Equipped with plenty of insect-repellant herbs and fumes, fire, oil, noxious liquids, as well as a cluster of peasants to carry all of it, they headed back for the center of the forest. Burning the body – along with Michio’s smaller-scale destructiveness – cleared the immediate area while the peasants built a ring of flame around their working space, burned the fumes, scattered the herbs, and sprinkled their noxious infusions. It took some doing, and several false starts as they rooted out intruding insects – but each partial repetition of the exorcism rituals helped.
In the end, everyone was scorched, half-choked with fumes, covered with soot and smelly herbs, and quite exhausted, but the curse (along with a fair chunk of the center of the forest) was gone. Still, to have laid a curse of such power, that thing had to have been extremely powerful to begin with. How had Chikao defeated it?
Well, they had promised to return, Michio would still want his sparring match, and it was probably the nearest place where they could probably get a decent bath. They stopped by on the way to take a look at that valley.
Upon evaluation of what they’d seen of it, Chikao’s new school looked like a pretty good choice for any local administrator who’d be working without much of a staff – not the best at any one thing, but broadly applicable and offering a pretty good chance at defeating most individual menaces.
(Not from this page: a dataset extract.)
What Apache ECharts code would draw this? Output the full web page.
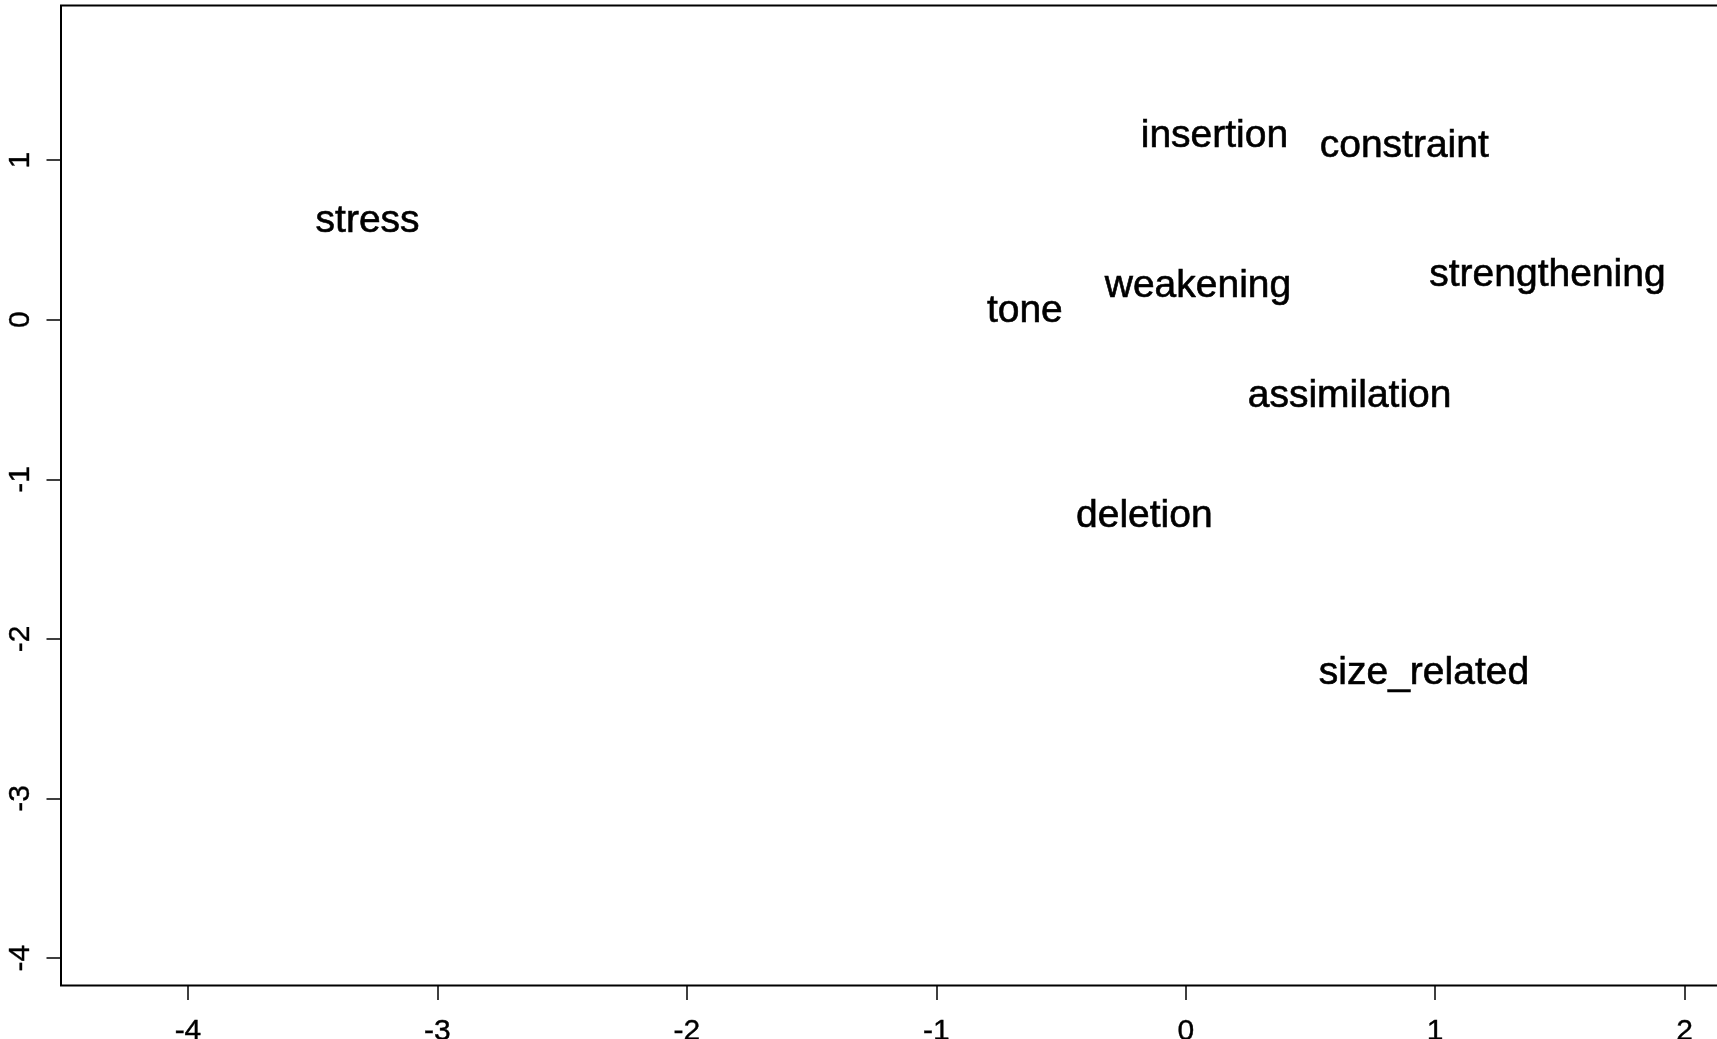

The valley did indeed seem to be playing host to a number of oni, maho cultists, and undead, but rooting them out of the caves and crevices would take forever. They wound up simply going the “massive destruction” route, with rains of fire, Michio’s annihilating sweeps and earth-shattering blows, Kochige’s earth-tremors, and similar tactics, before setting some guards at the valley exits. There would be survivors of course – but they couldn’t hope to get every oni and cultist anyway, and there would be no organization to them for a fairly long time. At the moment, that would just have to be good enough.